## TASK OBJECTIVE
Beginning with the first line, set down every line through the one containing "-0.57, -0.42, -0.28]", exactly as it appears, but not the pictures.

⟨

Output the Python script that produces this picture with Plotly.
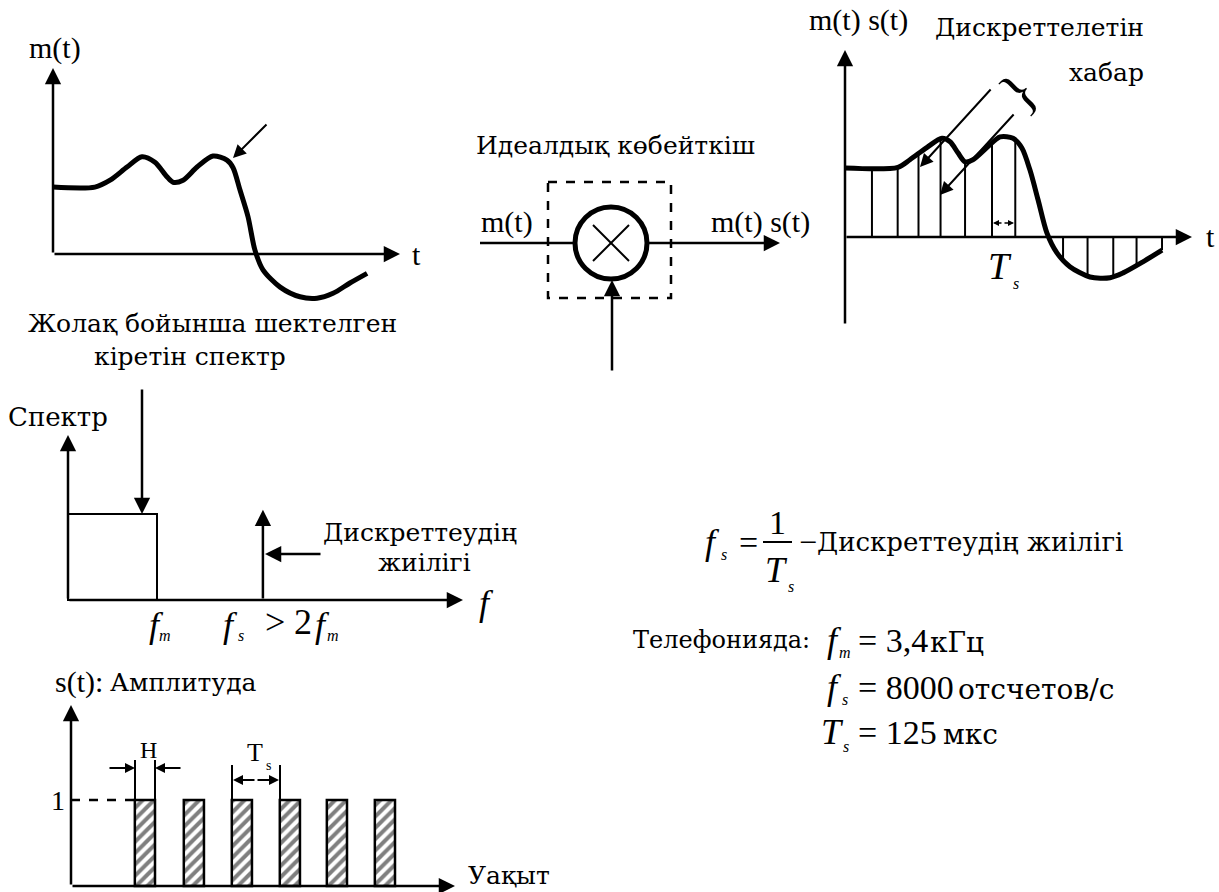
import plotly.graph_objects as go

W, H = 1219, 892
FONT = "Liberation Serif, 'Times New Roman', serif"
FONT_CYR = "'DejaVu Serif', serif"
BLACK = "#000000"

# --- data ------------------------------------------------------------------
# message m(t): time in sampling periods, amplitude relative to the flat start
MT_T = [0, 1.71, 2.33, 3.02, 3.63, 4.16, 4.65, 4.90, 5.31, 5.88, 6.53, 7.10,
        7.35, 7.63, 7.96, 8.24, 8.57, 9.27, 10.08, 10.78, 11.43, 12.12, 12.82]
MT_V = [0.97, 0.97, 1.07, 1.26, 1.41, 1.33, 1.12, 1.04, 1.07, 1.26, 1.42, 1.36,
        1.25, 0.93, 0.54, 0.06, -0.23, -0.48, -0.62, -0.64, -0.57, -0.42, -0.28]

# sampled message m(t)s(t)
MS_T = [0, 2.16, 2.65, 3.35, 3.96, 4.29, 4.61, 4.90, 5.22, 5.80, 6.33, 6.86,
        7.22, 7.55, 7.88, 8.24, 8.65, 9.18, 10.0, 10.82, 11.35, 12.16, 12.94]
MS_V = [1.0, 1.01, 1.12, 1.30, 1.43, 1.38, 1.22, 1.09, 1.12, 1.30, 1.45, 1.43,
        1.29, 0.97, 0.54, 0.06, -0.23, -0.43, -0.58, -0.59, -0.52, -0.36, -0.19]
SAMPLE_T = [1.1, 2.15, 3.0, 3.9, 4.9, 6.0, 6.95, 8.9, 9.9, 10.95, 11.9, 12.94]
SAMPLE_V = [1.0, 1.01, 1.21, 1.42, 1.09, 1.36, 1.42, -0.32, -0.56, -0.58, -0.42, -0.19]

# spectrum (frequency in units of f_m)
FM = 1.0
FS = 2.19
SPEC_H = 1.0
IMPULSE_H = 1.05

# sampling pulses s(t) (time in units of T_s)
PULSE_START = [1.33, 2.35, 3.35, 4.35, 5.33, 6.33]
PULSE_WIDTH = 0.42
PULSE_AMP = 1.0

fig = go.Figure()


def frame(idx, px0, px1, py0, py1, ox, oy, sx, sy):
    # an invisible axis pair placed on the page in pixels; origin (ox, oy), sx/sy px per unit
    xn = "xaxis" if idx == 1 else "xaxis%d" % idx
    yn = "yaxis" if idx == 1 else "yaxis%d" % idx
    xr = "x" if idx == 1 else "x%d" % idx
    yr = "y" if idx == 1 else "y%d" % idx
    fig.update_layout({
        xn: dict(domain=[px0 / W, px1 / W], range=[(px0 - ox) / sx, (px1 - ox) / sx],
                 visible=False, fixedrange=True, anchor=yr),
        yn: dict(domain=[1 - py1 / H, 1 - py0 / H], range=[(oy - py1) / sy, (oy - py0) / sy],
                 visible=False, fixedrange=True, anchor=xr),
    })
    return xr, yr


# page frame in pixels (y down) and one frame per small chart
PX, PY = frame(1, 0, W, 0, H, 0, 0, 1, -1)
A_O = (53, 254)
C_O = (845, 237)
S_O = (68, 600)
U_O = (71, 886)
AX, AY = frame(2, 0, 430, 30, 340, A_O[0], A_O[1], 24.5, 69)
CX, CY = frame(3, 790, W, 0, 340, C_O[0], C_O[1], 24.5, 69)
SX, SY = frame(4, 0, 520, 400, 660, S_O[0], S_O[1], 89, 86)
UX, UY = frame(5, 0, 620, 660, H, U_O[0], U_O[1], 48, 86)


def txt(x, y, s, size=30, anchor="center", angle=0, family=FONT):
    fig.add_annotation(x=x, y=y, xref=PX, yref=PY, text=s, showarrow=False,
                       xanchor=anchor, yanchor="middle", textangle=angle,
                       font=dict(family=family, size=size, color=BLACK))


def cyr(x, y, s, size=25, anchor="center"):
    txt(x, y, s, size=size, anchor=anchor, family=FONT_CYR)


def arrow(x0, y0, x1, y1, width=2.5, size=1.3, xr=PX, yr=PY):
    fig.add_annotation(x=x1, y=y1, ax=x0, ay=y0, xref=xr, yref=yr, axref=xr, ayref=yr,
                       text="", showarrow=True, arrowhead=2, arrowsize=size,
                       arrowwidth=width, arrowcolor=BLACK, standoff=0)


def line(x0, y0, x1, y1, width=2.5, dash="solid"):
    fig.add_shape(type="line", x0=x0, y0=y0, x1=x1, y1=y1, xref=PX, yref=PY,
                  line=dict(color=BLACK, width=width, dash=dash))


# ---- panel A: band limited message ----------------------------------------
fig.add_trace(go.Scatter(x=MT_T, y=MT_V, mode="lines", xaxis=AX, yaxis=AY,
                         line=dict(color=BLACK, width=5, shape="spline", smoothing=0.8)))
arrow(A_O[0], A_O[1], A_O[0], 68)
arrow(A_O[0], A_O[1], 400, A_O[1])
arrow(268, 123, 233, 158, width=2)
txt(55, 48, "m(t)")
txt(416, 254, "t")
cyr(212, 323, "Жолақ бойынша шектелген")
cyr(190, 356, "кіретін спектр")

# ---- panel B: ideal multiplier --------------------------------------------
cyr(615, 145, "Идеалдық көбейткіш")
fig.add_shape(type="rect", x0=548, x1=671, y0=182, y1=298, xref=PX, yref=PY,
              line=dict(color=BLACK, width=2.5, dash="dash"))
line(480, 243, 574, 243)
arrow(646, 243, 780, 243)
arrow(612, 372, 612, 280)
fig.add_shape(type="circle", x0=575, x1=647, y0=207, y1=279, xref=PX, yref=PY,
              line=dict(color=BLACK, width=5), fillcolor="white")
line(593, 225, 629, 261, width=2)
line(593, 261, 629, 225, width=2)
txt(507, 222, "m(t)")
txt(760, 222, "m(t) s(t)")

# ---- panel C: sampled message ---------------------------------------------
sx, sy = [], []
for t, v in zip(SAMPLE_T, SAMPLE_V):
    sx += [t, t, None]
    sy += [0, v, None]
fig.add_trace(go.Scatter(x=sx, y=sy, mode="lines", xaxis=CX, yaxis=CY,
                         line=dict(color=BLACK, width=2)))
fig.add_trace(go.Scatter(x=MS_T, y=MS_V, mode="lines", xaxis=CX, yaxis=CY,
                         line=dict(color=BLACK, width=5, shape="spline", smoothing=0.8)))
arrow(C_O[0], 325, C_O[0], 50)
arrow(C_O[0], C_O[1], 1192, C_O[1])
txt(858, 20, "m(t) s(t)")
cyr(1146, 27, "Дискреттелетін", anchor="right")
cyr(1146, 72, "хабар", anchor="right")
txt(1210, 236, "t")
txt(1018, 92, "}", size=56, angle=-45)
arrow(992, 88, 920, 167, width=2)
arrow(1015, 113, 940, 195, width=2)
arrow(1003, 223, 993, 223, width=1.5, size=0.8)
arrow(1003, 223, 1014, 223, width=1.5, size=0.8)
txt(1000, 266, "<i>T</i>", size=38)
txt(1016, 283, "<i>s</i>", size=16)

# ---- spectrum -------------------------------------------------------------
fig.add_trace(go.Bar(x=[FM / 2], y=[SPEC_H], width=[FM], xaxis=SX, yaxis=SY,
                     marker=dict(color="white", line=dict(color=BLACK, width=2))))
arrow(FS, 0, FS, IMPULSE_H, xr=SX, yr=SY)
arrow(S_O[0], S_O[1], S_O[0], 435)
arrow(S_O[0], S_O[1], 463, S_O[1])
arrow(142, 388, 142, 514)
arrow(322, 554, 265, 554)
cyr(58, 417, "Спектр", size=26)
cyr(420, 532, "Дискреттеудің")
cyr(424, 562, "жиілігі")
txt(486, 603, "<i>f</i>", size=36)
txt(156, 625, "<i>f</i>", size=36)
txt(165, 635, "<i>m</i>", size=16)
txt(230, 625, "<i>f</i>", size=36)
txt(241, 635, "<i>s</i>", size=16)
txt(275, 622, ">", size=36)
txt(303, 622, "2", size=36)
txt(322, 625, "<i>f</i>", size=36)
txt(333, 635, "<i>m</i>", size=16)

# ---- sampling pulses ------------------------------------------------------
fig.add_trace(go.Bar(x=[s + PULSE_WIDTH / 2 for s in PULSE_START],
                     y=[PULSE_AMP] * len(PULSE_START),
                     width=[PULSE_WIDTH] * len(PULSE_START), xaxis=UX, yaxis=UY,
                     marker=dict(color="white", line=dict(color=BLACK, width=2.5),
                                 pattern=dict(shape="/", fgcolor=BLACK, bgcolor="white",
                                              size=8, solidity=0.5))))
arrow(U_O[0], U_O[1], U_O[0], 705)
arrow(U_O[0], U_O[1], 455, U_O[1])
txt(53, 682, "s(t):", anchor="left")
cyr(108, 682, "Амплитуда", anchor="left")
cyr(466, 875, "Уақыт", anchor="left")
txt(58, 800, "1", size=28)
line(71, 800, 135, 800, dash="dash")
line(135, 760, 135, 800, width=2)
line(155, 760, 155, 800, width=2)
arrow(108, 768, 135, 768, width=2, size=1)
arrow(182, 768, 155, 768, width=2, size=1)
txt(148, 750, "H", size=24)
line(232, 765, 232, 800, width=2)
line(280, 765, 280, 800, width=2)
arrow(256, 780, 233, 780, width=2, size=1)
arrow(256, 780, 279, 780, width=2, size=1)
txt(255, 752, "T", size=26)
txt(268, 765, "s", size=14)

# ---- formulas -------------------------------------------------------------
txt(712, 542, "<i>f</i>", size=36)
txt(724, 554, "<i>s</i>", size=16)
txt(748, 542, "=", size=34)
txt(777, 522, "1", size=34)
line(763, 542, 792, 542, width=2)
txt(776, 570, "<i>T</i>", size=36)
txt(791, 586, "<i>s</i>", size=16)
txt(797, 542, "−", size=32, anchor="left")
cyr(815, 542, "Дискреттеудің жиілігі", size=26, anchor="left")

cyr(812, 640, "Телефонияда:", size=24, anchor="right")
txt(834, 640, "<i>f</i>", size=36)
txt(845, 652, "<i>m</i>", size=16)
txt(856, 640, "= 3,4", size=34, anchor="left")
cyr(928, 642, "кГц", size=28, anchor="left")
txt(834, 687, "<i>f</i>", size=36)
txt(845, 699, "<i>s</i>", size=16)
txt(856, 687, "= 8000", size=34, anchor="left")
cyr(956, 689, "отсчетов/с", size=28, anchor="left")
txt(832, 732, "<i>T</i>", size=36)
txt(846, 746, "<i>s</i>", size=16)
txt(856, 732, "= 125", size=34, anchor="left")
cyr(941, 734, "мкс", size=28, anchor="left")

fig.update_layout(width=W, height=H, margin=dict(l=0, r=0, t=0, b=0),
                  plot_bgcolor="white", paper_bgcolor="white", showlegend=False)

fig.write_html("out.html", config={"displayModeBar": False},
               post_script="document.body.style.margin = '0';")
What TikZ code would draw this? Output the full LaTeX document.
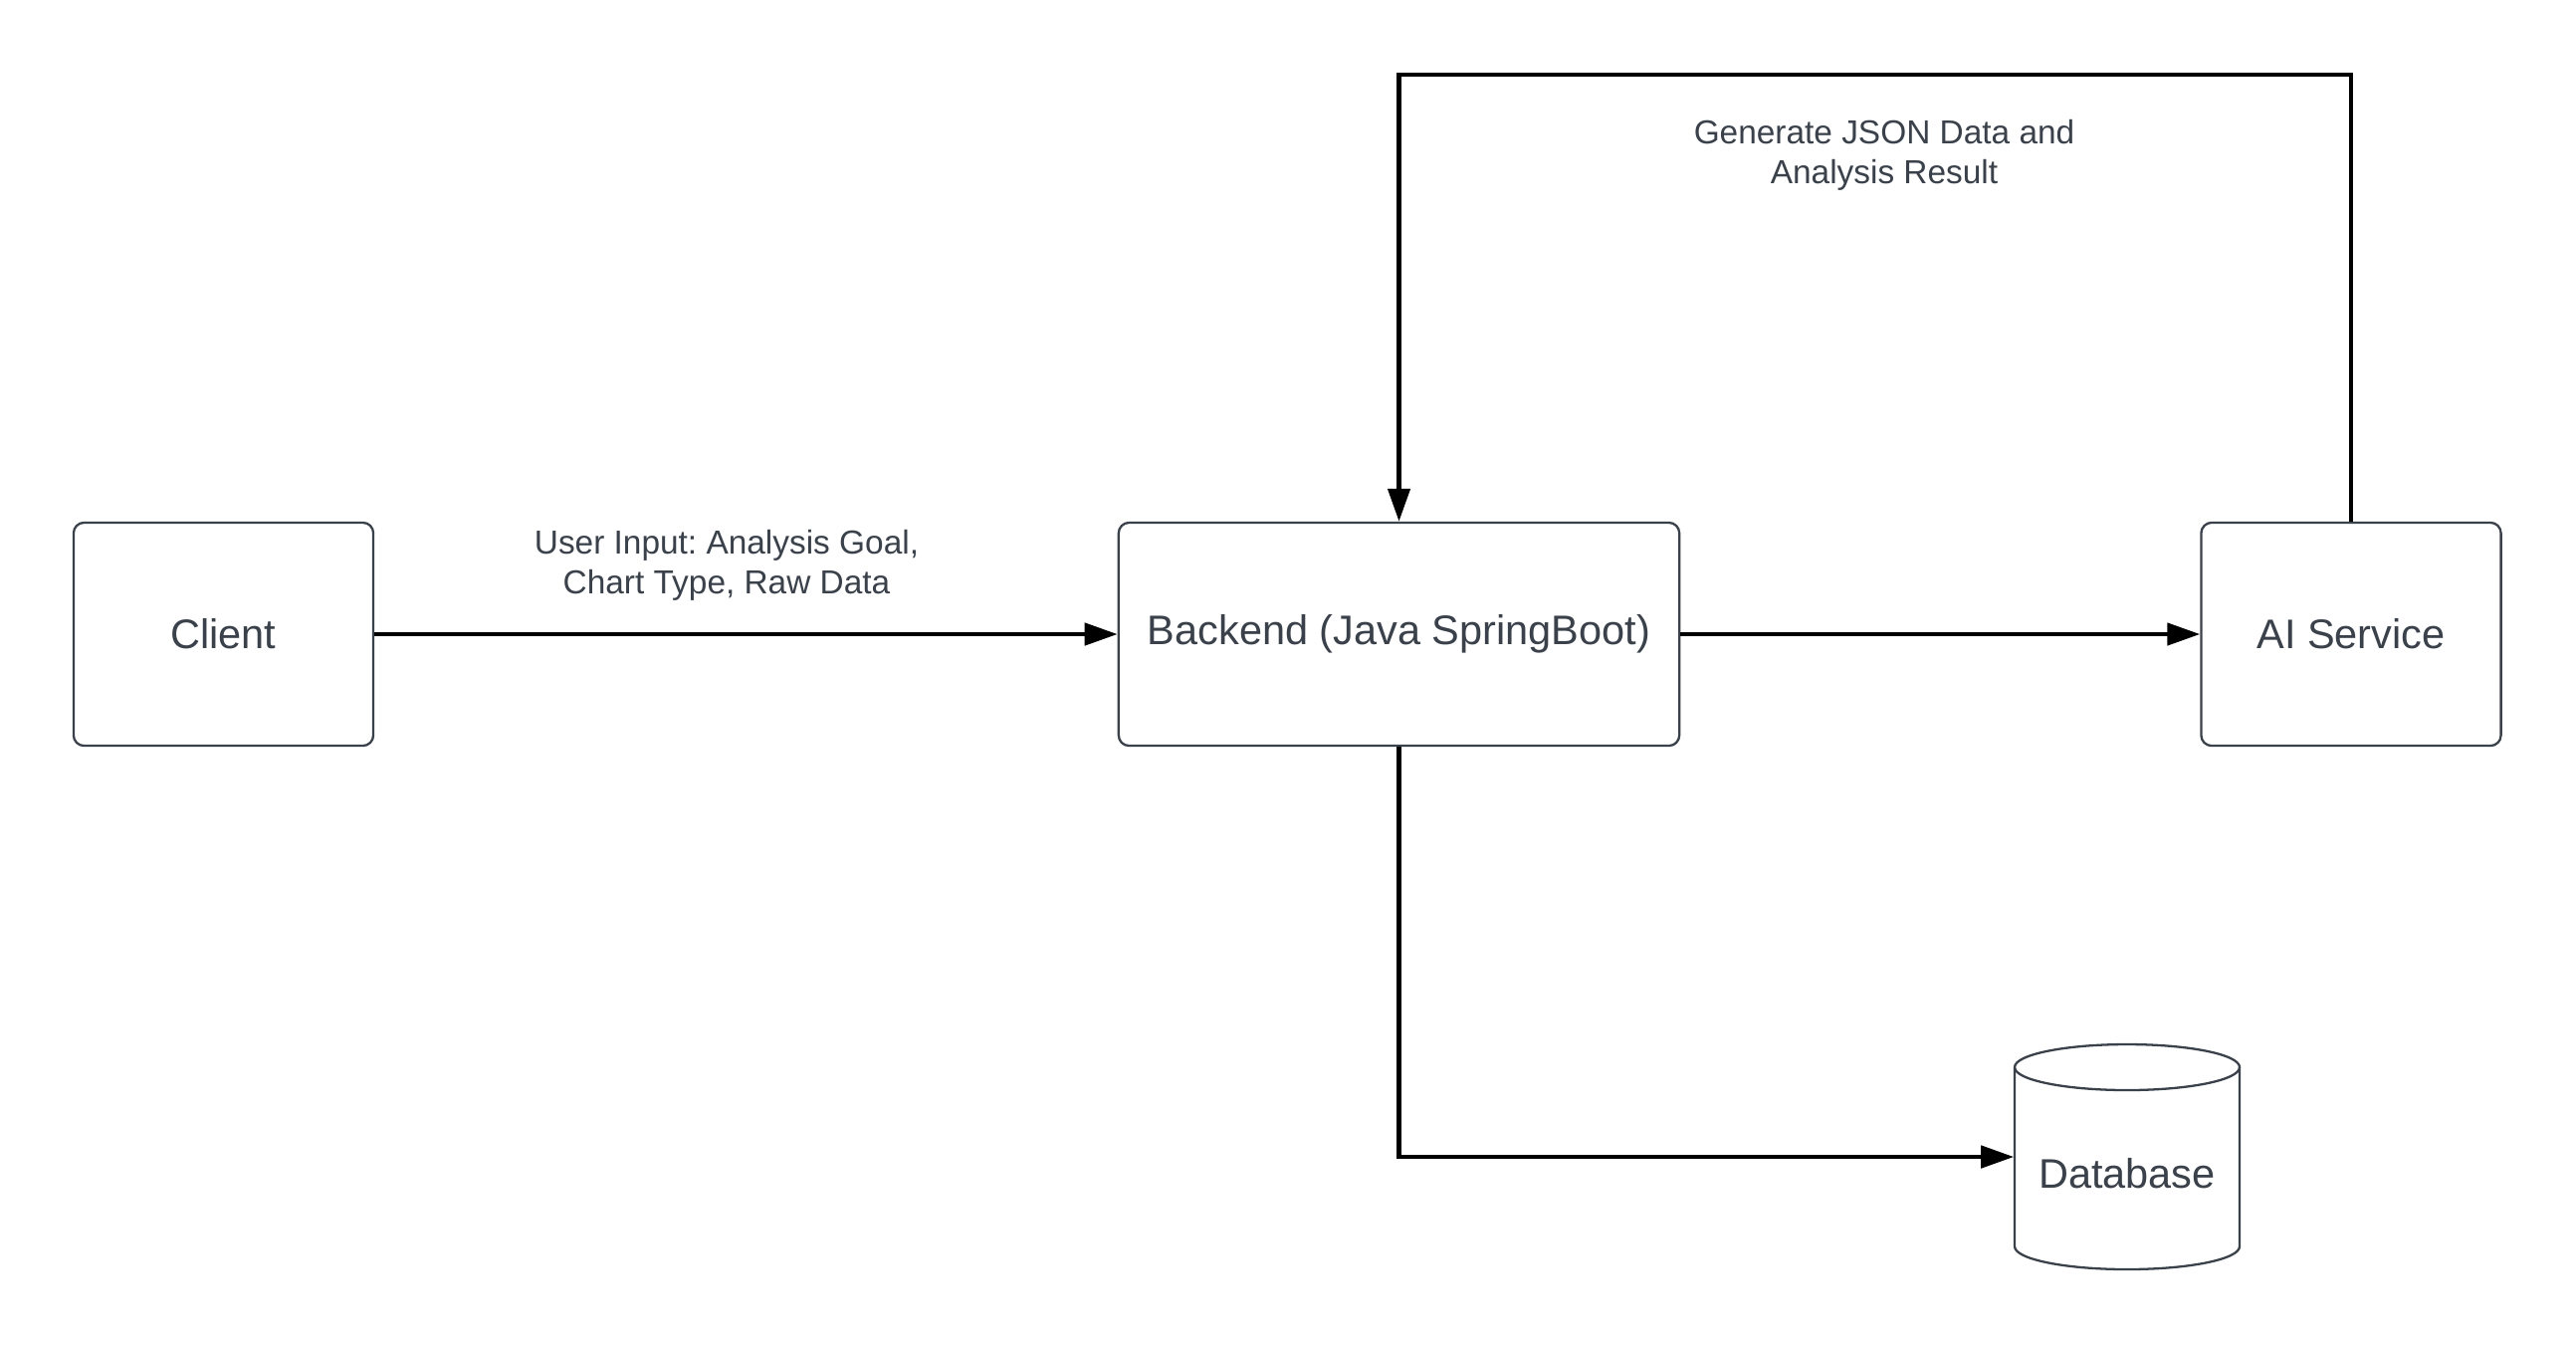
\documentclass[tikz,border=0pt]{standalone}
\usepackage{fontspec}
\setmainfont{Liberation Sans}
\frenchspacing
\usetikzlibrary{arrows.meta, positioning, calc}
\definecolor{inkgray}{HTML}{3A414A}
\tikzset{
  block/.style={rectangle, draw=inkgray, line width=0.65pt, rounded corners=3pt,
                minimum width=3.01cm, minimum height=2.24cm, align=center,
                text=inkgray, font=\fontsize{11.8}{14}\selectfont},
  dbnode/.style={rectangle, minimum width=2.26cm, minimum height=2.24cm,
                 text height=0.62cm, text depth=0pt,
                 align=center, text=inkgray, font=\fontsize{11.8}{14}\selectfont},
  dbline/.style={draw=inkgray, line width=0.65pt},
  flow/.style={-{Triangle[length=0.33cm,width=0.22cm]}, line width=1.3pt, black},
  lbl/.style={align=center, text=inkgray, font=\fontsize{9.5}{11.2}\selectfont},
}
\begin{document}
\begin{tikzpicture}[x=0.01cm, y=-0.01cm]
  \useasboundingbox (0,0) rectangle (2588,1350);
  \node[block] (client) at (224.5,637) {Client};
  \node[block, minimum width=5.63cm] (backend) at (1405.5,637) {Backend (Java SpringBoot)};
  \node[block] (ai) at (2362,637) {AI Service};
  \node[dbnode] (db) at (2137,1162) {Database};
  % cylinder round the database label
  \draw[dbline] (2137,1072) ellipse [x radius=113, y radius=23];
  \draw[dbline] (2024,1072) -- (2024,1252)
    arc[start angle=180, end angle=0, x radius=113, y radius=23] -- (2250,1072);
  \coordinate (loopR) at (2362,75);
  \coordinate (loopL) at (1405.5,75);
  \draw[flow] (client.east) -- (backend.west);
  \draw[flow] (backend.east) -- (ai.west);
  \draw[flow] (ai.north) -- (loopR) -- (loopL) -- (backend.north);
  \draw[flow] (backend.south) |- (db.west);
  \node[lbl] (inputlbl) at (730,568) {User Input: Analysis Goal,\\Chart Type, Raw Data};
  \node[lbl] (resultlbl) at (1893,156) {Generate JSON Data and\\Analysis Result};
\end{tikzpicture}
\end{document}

⟩

## EXERCISE ANSWER
Output the Python script that produces this picture with Plotly.
import plotly.graph_objects as go

W, H = 1219, 892
FONT = "Liberation Serif, 'Times New Roman', serif"
FONT_CYR = "'DejaVu Serif', serif"
BLACK = "#000000"

# --- data ------------------------------------------------------------------
# message m(t): time in sampling periods, amplitude relative to the flat start
MT_T = [0, 1.71, 2.33, 3.02, 3.63, 4.16, 4.65, 4.90, 5.31, 5.88, 6.53, 7.10,
        7.35, 7.63, 7.96, 8.24, 8.57, 9.27, 10.08, 10.78, 11.43, 12.12, 12.82]
MT_V = [0.97, 0.97, 1.07, 1.26, 1.41, 1.33, 1.12, 1.04, 1.07, 1.26, 1.42, 1.36,
        1.25, 0.93, 0.54, 0.06, -0.23, -0.48, -0.62, -0.64, -0.57, -0.42, -0.28]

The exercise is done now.